Given task: Repeat, exactly and completely, the material that follows. Omit the pictures.
** START **
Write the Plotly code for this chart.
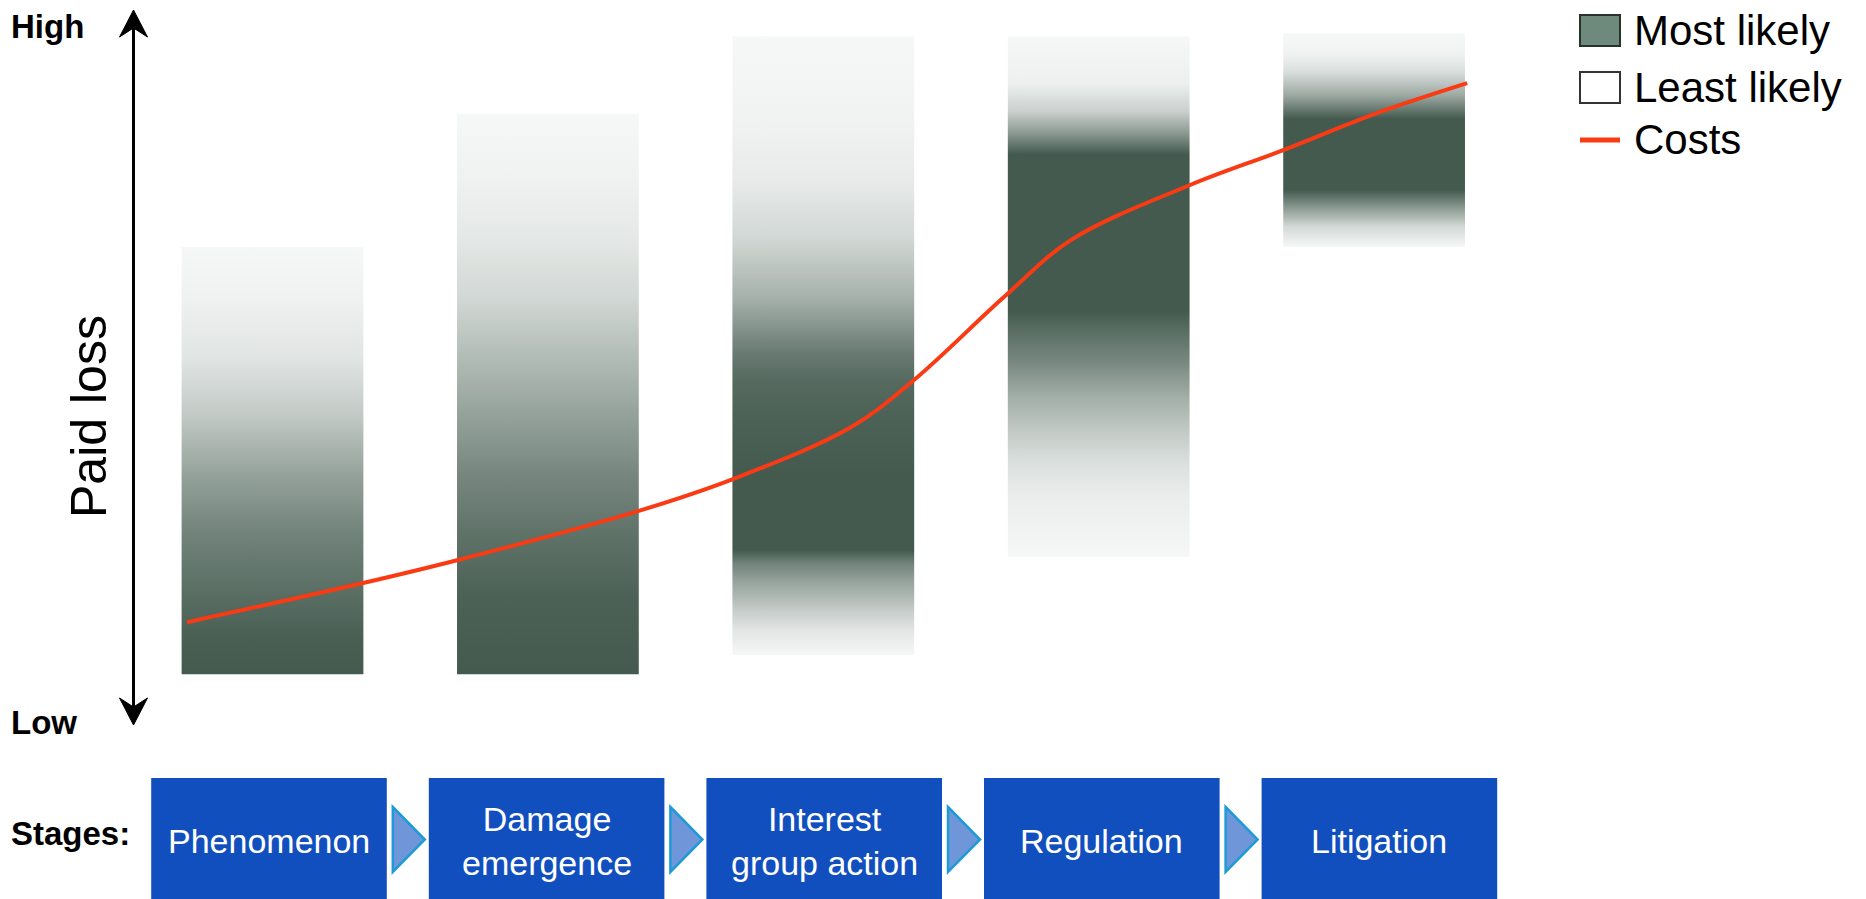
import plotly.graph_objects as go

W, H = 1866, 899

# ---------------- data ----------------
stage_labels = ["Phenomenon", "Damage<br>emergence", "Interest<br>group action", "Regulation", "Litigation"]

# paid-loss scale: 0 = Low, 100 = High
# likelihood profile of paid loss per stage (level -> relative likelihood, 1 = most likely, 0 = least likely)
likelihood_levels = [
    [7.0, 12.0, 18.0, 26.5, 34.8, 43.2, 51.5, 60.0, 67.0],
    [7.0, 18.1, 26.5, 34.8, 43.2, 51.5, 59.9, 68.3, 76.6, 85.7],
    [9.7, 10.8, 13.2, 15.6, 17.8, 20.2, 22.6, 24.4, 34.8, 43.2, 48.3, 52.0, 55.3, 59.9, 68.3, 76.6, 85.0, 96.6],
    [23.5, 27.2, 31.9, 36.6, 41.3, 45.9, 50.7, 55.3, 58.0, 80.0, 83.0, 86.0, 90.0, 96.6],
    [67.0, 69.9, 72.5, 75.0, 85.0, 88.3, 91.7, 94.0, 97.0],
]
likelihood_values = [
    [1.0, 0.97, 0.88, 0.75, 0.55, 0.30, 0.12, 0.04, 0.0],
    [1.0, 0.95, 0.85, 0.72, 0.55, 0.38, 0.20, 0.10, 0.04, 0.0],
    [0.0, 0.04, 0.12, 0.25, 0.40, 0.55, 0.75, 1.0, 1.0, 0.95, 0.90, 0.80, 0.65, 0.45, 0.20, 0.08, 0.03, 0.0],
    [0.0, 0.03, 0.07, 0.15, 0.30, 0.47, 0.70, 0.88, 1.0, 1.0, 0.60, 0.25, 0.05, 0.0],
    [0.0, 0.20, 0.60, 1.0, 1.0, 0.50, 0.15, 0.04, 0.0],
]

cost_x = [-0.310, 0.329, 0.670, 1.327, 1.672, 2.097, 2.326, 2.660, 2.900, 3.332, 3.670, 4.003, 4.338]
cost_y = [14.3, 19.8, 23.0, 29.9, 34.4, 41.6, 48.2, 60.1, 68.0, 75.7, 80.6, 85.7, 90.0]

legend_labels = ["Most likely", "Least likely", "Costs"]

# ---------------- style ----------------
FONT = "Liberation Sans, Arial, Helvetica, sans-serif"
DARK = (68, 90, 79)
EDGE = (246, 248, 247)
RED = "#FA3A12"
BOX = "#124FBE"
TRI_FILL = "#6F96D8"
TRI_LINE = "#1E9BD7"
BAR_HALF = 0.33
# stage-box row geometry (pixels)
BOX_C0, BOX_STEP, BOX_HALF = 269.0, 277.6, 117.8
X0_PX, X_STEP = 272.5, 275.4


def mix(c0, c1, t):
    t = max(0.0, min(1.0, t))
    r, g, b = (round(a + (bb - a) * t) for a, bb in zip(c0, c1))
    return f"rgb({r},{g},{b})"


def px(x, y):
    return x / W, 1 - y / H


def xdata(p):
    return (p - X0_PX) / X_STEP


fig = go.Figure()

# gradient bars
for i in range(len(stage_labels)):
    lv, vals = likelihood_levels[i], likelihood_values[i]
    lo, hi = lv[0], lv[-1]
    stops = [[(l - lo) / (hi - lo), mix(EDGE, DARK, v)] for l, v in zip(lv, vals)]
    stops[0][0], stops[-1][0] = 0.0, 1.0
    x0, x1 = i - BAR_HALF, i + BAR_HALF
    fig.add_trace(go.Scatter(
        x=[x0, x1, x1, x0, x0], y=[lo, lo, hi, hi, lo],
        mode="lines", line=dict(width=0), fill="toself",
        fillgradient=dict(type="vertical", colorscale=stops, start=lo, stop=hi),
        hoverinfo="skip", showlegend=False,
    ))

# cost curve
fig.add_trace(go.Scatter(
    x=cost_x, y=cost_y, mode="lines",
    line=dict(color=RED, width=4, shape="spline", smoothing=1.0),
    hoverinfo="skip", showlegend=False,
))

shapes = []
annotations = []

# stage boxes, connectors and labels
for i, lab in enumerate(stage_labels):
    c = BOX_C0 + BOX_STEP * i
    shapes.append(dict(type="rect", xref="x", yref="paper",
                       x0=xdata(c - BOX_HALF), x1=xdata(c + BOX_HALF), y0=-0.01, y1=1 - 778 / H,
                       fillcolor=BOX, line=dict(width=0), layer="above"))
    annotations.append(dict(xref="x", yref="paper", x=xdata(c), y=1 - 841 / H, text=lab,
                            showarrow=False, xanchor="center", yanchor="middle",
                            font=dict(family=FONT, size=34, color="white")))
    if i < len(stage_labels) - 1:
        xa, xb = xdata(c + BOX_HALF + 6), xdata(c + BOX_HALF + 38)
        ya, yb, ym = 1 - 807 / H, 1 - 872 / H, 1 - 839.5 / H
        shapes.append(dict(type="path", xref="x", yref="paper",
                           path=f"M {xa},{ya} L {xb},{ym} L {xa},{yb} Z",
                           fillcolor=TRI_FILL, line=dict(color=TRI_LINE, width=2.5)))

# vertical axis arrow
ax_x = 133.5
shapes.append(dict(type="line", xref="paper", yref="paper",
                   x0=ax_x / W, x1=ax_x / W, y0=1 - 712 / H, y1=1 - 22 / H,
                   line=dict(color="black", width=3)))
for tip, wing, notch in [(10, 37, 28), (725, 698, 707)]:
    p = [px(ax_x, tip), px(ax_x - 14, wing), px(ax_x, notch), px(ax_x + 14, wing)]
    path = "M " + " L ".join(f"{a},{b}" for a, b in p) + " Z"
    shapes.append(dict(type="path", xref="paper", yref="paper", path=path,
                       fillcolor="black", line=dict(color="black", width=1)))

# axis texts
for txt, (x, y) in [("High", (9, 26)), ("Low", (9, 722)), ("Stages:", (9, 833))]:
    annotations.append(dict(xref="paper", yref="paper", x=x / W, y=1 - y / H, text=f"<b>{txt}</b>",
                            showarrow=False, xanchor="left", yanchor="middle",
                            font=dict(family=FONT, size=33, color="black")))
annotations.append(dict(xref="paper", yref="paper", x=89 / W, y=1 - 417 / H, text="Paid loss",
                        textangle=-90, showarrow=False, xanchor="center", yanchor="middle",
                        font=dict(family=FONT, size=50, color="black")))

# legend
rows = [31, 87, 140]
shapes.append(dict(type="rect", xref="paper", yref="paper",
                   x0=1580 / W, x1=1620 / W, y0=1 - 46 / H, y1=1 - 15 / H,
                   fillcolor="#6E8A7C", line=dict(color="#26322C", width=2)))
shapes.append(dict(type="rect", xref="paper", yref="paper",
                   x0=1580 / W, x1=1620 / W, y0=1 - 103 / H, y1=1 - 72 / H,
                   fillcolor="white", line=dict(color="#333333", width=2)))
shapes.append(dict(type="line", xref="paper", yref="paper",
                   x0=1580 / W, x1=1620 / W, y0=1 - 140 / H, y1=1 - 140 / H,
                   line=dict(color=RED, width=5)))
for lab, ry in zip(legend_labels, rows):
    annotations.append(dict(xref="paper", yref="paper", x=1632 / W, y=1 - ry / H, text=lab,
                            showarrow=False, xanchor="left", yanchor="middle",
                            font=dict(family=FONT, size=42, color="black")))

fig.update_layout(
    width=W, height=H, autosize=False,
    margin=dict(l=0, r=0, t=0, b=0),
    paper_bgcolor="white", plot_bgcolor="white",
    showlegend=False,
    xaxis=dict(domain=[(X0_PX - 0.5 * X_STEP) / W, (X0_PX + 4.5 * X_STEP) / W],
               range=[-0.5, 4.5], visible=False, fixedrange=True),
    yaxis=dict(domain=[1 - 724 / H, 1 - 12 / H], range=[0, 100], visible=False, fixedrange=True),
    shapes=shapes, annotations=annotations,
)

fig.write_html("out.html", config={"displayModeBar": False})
** END **
Response:
Write the Plotly code for this chart.
import plotly.graph_objects as go

W, H = 1866, 899

# ---------------- data ----------------
stage_labels = ["Phenomenon", "Damage<br>emergence", "Interest<br>group action", "Regulation", "Litigation"]

# paid-loss scale: 0 = Low, 100 = High
# likelihood profile of paid loss per stage (level -> relative likelihood, 1 = most likely, 0 = least likely)
likelihood_levels = [
    [7.0, 12.0, 18.0, 26.5, 34.8, 43.2, 51.5, 60.0, 67.0],
    [7.0, 18.1, 26.5, 34.8, 43.2, 51.5, 59.9, 68.3, 76.6, 85.7],
    [9.7, 10.8, 13.2, 15.6, 17.8, 20.2, 22.6, 24.4, 34.8, 43.2, 48.3, 52.0, 55.3, 59.9, 68.3, 76.6, 85.0, 96.6],
    [23.5, 27.2, 31.9, 36.6, 41.3, 45.9, 50.7, 55.3, 58.0, 80.0, 83.0, 86.0, 90.0, 96.6],
    [67.0, 69.9, 72.5, 75.0, 85.0, 88.3, 91.7, 94.0, 97.0],
]
likelihood_values = [
    [1.0, 0.97, 0.88, 0.75, 0.55, 0.30, 0.12, 0.04, 0.0],
    [1.0, 0.95, 0.85, 0.72, 0.55, 0.38, 0.20, 0.10, 0.04, 0.0],
    [0.0, 0.04, 0.12, 0.25, 0.40, 0.55, 0.75, 1.0, 1.0, 0.95, 0.90, 0.80, 0.65, 0.45, 0.20, 0.08, 0.03, 0.0],
    [0.0, 0.03, 0.07, 0.15, 0.30, 0.47, 0.70, 0.88, 1.0, 1.0, 0.60, 0.25, 0.05, 0.0],
    [0.0, 0.20, 0.60, 1.0, 1.0, 0.50, 0.15, 0.04, 0.0],
]

cost_x = [-0.310, 0.329, 0.670, 1.327, 1.672, 2.097, 2.326, 2.660, 2.900, 3.332, 3.670, 4.003, 4.338]
cost_y = [14.3, 19.8, 23.0, 29.9, 34.4, 41.6, 48.2, 60.1, 68.0, 75.7, 80.6, 85.7, 90.0]

legend_labels = ["Most likely", "Least likely", "Costs"]

# ---------------- style ----------------
FONT = "Liberation Sans, Arial, Helvetica, sans-serif"
DARK = (68, 90, 79)
EDGE = (246, 248, 247)
RED = "#FA3A12"
BOX = "#124FBE"
TRI_FILL = "#6F96D8"
TRI_LINE = "#1E9BD7"
BAR_HALF = 0.33
# stage-box row geometry (pixels)
BOX_C0, BOX_STEP, BOX_HALF = 269.0, 277.6, 117.8
X0_PX, X_STEP = 272.5, 275.4


def mix(c0, c1, t):
    t = max(0.0, min(1.0, t))
    r, g, b = (round(a + (bb - a) * t) for a, bb in zip(c0, c1))
    return f"rgb({r},{g},{b})"


def px(x, y):
    return x / W, 1 - y / H


def xdata(p):
    return (p - X0_PX) / X_STEP


fig = go.Figure()

# gradient bars
for i in range(len(stage_labels)):
    lv, vals = likelihood_levels[i], likelihood_values[i]
    lo, hi = lv[0], lv[-1]
    stops = [[(l - lo) / (hi - lo), mix(EDGE, DARK, v)] for l, v in zip(lv, vals)]
    stops[0][0], stops[-1][0] = 0.0, 1.0
    x0, x1 = i - BAR_HALF, i + BAR_HALF
    fig.add_trace(go.Scatter(
        x=[x0, x1, x1, x0, x0], y=[lo, lo, hi, hi, lo],
        mode="lines", line=dict(width=0), fill="toself",
        fillgradient=dict(type="vertical", colorscale=stops, start=lo, stop=hi),
        hoverinfo="skip", showlegend=False,
    ))

# cost curve
fig.add_trace(go.Scatter(
    x=cost_x, y=cost_y, mode="lines",
    line=dict(color=RED, width=4, shape="spline", smoothing=1.0),
    hoverinfo="skip", showlegend=False,
))

shapes = []
annotations = []

# stage boxes, connectors and labels
for i, lab in enumerate(stage_labels):
    c = BOX_C0 + BOX_STEP * i
    shapes.append(dict(type="rect", xref="x", yref="paper",
                       x0=xdata(c - BOX_HALF), x1=xdata(c + BOX_HALF), y0=-0.01, y1=1 - 778 / H,
                       fillcolor=BOX, line=dict(width=0), layer="above"))
    annotations.append(dict(xref="x", yref="paper", x=xdata(c), y=1 - 841 / H, text=lab,
                            showarrow=False, xanchor="center", yanchor="middle",
                            font=dict(family=FONT, size=34, color="white")))
    if i < len(stage_labels) - 1:
        xa, xb = xdata(c + BOX_HALF + 6), xdata(c + BOX_HALF + 38)
        ya, yb, ym = 1 - 807 / H, 1 - 872 / H, 1 - 839.5 / H
        shapes.append(dict(type="path", xref="x", yref="paper",
                           path=f"M {xa},{ya} L {xb},{ym} L {xa},{yb} Z",
                           fillcolor=TRI_FILL, line=dict(color=TRI_LINE, width=2.5)))

# vertical axis arrow
ax_x = 133.5
shapes.append(dict(type="line", xref="paper", yref="paper",
                   x0=ax_x / W, x1=ax_x / W, y0=1 - 712 / H, y1=1 - 22 / H,
                   line=dict(color="black", width=3)))
for tip, wing, notch in [(10, 37, 28), (725, 698, 707)]:
    p = [px(ax_x, tip), px(ax_x - 14, wing), px(ax_x, notch), px(ax_x + 14, wing)]
    path = "M " + " L ".join(f"{a},{b}" for a, b in p) + " Z"
    shapes.append(dict(type="path", xref="paper", yref="paper", path=path,
                       fillcolor="black", line=dict(color="black", width=1)))

# axis texts
for txt, (x, y) in [("High", (9, 26)), ("Low", (9, 722)), ("Stages:", (9, 833))]:
    annotations.append(dict(xref="paper", yref="paper", x=x / W, y=1 - y / H, text=f"<b>{txt}</b>",
                            showarrow=False, xanchor="left", yanchor="middle",
                            font=dict(family=FONT, size=33, color="black")))
annotations.append(dict(xref="paper", yref="paper", x=89 / W, y=1 - 417 / H, text="Paid loss",
                        textangle=-90, showarrow=False, xanchor="center", yanchor="middle",
                        font=dict(family=FONT, size=50, color="black")))

# legend
rows = [31, 87, 140]
shapes.append(dict(type="rect", xref="paper", yref="paper",
                   x0=1580 / W, x1=1620 / W, y0=1 - 46 / H, y1=1 - 15 / H,
                   fillcolor="#6E8A7C", line=dict(color="#26322C", width=2)))
shapes.append(dict(type="rect", xref="paper", yref="paper",
                   x0=1580 / W, x1=1620 / W, y0=1 - 103 / H, y1=1 - 72 / H,
                   fillcolor="white", line=dict(color="#333333", width=2)))
shapes.append(dict(type="line", xref="paper", yref="paper",
                   x0=1580 / W, x1=1620 / W, y0=1 - 140 / H, y1=1 - 140 / H,
                   line=dict(color=RED, width=5)))
for lab, ry in zip(legend_labels, rows):
    annotations.append(dict(xref="paper", yref="paper", x=1632 / W, y=1 - ry / H, text=lab,
                            showarrow=False, xanchor="left", yanchor="middle",
                            font=dict(family=FONT, size=42, color="black")))

fig.update_layout(
    width=W, height=H, autosize=False,
    margin=dict(l=0, r=0, t=0, b=0),
    paper_bgcolor="white", plot_bgcolor="white",
    showlegend=False,
    xaxis=dict(domain=[(X0_PX - 0.5 * X_STEP) / W, (X0_PX + 4.5 * X_STEP) / W],
               range=[-0.5, 4.5], visible=False, fixedrange=True),
    yaxis=dict(domain=[1 - 724 / H, 1 - 12 / H], range=[0, 100], visible=False, fixedrange=True),
    shapes=shapes, annotations=annotations,
)

fig.write_html("out.html", config={"displayModeBar": False})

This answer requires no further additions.